§ **Directive**: Print all of the lines exactly. Any picture among them stays out.

§ **Data excerpt**:

>> begin

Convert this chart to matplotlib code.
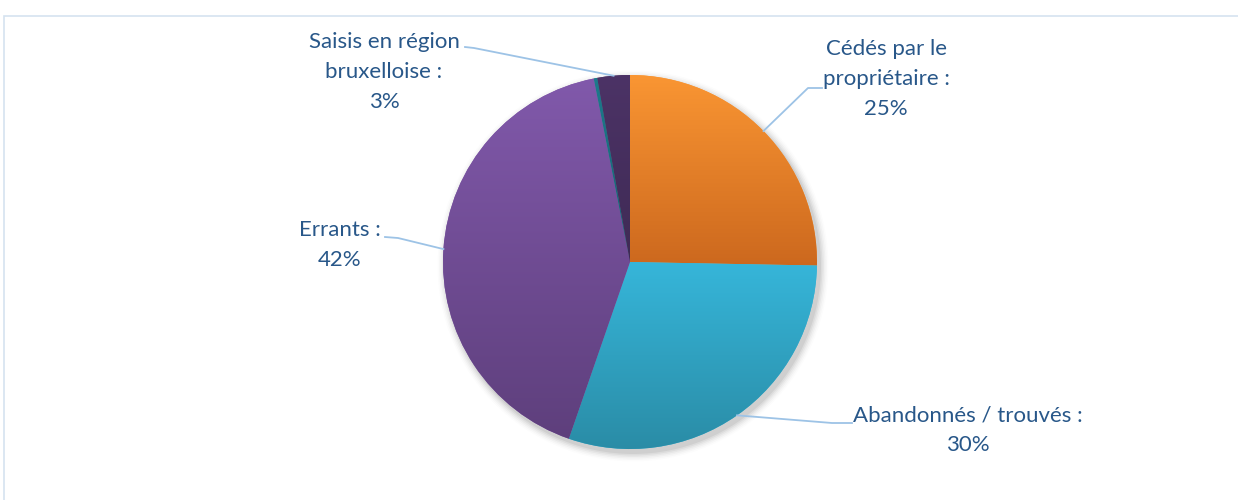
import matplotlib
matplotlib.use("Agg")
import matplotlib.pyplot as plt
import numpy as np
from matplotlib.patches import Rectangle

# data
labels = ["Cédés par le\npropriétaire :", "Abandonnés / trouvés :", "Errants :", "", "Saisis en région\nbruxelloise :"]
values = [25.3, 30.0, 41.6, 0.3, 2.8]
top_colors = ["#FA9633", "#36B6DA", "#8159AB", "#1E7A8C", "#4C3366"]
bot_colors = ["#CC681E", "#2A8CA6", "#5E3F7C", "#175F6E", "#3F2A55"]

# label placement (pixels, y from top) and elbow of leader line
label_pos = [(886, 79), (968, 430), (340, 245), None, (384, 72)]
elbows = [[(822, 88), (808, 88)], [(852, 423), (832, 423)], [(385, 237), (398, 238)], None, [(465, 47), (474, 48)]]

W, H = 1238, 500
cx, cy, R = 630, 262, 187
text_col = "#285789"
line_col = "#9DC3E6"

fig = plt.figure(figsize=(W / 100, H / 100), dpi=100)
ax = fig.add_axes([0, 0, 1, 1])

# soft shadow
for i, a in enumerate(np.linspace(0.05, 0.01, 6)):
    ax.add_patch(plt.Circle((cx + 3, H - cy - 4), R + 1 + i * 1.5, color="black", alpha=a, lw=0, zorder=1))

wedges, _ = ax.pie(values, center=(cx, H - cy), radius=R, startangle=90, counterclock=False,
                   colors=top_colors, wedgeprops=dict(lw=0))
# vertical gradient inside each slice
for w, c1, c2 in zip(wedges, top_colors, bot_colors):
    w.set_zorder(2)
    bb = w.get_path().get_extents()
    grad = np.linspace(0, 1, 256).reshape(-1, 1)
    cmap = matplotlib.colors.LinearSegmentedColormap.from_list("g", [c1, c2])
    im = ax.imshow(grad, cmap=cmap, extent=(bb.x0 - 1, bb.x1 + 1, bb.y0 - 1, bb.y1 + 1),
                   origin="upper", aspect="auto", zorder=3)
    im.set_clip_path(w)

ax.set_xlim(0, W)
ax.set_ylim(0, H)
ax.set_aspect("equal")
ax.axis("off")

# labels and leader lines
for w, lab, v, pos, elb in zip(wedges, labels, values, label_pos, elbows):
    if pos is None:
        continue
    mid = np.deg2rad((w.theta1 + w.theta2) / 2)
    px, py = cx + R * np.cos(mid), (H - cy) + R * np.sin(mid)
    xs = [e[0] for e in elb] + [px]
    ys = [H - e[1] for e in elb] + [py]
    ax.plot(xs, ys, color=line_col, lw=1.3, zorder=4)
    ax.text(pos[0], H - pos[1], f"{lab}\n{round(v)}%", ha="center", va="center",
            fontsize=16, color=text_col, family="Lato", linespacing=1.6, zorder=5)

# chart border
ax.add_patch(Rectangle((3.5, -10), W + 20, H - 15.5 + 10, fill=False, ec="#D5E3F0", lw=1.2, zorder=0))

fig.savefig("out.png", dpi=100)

>> end

§ **Finished answer**:
Convert this chart to matplotlib code.
import matplotlib
matplotlib.use("Agg")
import matplotlib.pyplot as plt
import numpy as np
from matplotlib.patches import Rectangle

# data
labels = ["Cédés par le\npropriétaire :", "Abandonnés / trouvés :", "Errants :", "", "Saisis en région\nbruxelloise :"]
values = [25.3, 30.0, 41.6, 0.3, 2.8]
top_colors = ["#FA9633", "#36B6DA", "#8159AB", "#1E7A8C", "#4C3366"]
bot_colors = ["#CC681E", "#2A8CA6", "#5E3F7C", "#175F6E", "#3F2A55"]

# label placement (pixels, y from top) and elbow of leader line
label_pos = [(886, 79), (968, 430), (340, 245), None, (384, 72)]
elbows = [[(822, 88), (808, 88)], [(852, 423), (832, 423)], [(385, 237), (398, 238)], None, [(465, 47), (474, 48)]]

W, H = 1238, 500
cx, cy, R = 630, 262, 187
text_col = "#285789"
line_col = "#9DC3E6"

fig = plt.figure(figsize=(W / 100, H / 100), dpi=100)
ax = fig.add_axes([0, 0, 1, 1])

# soft shadow
for i, a in enumerate(np.linspace(0.05, 0.01, 6)):
    ax.add_patch(plt.Circle((cx + 3, H - cy - 4), R + 1 + i * 1.5, color="black", alpha=a, lw=0, zorder=1))

wedges, _ = ax.pie(values, center=(cx, H - cy), radius=R, startangle=90, counterclock=False,
                   colors=top_colors, wedgeprops=dict(lw=0))
# vertical gradient inside each slice
for w, c1, c2 in zip(wedges, top_colors, bot_colors):
    w.set_zorder(2)
    bb = w.get_path().get_extents()
    grad = np.linspace(0, 1, 256).reshape(-1, 1)
    cmap = matplotlib.colors.LinearSegmentedColormap.from_list("g", [c1, c2])
    im = ax.imshow(grad, cmap=cmap, extent=(bb.x0 - 1, bb.x1 + 1, bb.y0 - 1, bb.y1 + 1),
                   origin="upper", aspect="auto", zorder=3)
    im.set_clip_path(w)

ax.set_xlim(0, W)
ax.set_ylim(0, H)
ax.set_aspect("equal")
ax.axis("off")

# labels and leader lines
for w, lab, v, pos, elb in zip(wedges, labels, values, label_pos, elbows):
    if pos is None:
        continue
    mid = np.deg2rad((w.theta1 + w.theta2) / 2)
    px, py = cx + R * np.cos(mid), (H - cy) + R * np.sin(mid)
    xs = [e[0] for e in elb] + [px]
    ys = [H - e[1] for e in elb] + [py]
    ax.plot(xs, ys, color=line_col, lw=1.3, zorder=4)
    ax.text(pos[0], H - pos[1], f"{lab}\n{round(v)}%", ha="center", va="center",
            fontsize=16, color=text_col, family="Lato", linespacing=1.6, zorder=5)

# chart border
ax.add_patch(Rectangle((3.5, -10), W + 20, H - 15.5 + 10, fill=False, ec="#D5E3F0", lw=1.2, zorder=0))

fig.savefig("out.png", dpi=100)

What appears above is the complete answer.